● **PROMPT**:
From the entries below, gather every line containing the string "this".

═════ INFORMATION PROVIDED

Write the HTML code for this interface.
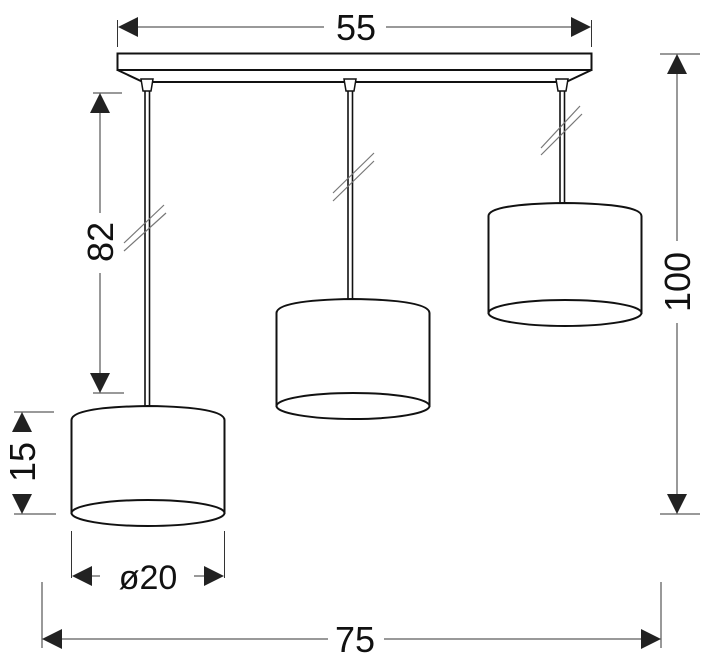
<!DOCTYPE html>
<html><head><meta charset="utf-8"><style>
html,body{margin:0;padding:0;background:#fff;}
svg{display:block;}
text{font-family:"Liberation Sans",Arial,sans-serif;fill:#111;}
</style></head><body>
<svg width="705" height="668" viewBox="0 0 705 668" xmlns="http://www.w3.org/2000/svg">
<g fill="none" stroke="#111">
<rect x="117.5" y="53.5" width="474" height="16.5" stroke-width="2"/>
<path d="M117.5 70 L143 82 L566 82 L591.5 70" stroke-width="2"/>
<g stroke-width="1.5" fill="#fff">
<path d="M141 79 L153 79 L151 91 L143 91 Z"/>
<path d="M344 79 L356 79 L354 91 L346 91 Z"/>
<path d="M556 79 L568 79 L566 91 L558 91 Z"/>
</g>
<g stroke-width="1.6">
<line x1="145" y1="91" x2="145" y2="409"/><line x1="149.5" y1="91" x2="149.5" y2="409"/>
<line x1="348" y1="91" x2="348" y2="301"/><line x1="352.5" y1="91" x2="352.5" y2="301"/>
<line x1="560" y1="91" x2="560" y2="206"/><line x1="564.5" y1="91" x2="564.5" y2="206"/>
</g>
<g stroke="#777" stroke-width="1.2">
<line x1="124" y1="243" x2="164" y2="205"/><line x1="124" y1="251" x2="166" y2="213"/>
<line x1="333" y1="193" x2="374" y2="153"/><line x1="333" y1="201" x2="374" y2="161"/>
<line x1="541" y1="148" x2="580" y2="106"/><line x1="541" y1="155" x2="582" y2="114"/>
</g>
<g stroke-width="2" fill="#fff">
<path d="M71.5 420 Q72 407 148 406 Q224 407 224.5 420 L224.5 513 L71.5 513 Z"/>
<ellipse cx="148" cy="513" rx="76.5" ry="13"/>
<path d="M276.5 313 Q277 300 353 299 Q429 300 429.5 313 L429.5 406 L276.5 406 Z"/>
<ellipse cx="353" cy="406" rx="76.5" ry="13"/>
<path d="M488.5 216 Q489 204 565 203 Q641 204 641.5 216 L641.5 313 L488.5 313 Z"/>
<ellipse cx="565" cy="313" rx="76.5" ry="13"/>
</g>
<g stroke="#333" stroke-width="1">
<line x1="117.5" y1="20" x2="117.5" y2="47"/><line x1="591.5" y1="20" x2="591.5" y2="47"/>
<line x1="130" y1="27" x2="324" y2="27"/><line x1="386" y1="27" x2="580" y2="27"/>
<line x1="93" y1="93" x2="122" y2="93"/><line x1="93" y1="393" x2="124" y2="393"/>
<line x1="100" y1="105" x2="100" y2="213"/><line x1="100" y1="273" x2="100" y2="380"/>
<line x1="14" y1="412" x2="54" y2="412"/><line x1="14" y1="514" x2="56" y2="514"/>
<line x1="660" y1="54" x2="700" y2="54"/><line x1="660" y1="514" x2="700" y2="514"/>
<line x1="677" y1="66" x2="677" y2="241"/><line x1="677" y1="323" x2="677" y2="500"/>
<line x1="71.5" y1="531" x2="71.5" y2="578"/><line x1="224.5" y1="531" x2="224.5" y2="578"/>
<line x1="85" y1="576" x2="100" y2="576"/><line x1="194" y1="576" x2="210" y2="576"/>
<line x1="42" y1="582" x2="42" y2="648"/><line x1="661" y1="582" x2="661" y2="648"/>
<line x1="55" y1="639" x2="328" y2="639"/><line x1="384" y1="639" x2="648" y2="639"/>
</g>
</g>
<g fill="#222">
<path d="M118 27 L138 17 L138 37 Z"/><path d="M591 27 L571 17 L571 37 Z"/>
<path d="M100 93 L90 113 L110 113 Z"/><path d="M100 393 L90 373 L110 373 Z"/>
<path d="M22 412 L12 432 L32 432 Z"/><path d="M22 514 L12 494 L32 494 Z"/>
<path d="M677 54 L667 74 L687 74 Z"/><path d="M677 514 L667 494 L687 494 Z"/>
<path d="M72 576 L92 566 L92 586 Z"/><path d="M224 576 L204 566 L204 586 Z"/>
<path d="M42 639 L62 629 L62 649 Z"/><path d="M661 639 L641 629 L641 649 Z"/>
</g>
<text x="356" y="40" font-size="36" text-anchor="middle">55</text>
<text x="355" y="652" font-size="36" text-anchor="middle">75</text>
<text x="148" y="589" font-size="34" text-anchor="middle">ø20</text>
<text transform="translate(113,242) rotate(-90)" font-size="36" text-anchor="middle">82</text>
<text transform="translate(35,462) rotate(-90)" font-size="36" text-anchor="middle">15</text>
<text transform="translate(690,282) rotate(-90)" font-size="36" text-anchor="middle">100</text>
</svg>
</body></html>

══════════
═════ INFORMATION PROVIDED

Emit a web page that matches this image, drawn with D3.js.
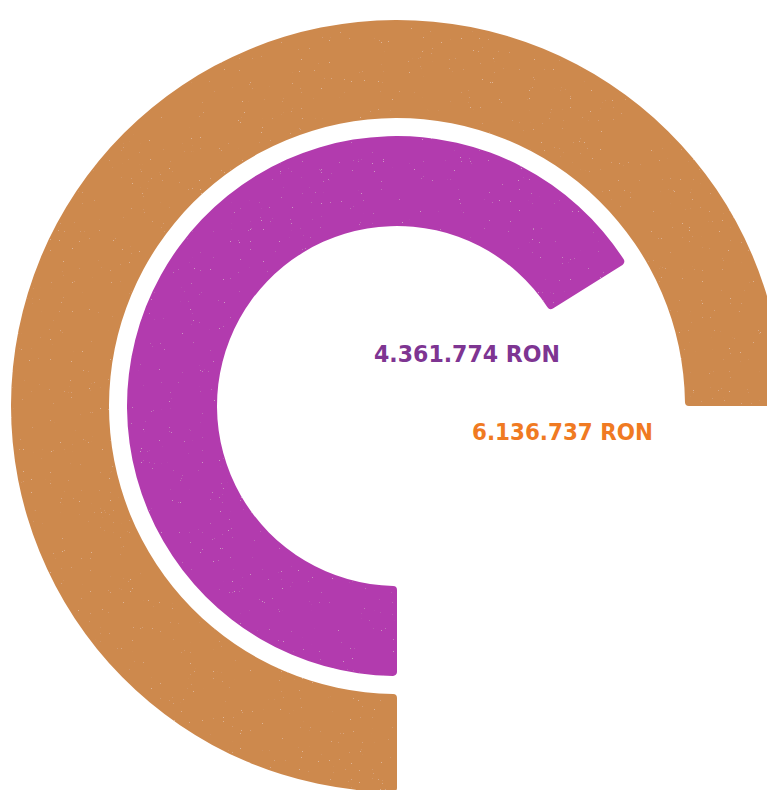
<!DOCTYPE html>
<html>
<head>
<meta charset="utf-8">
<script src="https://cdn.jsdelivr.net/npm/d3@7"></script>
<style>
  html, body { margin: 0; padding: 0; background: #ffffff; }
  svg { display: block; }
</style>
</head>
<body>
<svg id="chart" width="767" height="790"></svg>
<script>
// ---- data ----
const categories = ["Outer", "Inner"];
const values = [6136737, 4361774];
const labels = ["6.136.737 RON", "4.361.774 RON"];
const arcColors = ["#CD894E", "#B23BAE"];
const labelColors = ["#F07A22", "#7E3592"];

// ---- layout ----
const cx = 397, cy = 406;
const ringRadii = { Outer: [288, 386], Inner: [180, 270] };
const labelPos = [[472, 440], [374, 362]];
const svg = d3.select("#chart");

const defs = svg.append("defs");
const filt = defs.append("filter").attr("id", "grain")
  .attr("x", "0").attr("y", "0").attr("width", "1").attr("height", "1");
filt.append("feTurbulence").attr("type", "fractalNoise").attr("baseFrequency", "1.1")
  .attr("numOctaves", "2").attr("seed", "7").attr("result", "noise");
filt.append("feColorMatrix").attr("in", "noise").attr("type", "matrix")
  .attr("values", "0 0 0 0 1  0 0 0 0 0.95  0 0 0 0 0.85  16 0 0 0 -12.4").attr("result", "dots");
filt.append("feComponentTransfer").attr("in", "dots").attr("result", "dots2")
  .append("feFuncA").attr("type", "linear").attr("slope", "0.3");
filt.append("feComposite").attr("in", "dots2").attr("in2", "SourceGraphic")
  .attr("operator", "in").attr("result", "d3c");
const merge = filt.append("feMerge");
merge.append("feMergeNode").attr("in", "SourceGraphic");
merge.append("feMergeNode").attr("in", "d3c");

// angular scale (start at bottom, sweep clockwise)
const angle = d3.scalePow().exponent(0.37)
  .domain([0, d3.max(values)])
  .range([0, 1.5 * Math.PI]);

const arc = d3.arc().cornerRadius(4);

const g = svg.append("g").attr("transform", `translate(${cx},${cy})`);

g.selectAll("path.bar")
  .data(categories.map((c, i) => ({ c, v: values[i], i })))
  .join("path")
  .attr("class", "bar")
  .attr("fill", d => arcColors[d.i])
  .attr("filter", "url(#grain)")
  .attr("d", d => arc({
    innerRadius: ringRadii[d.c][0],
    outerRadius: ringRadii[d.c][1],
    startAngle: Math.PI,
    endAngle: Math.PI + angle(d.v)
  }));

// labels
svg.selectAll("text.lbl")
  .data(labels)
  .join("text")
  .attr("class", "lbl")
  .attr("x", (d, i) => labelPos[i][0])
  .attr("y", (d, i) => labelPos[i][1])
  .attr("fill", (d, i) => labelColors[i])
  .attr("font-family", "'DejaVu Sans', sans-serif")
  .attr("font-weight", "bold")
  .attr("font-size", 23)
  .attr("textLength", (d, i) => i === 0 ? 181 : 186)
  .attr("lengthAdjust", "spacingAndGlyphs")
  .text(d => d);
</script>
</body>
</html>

══════════

● **WRITTEN SOLUTION**:
Write the HTML code for this interface.
Emit a web page that matches this image, drawn with D3.js.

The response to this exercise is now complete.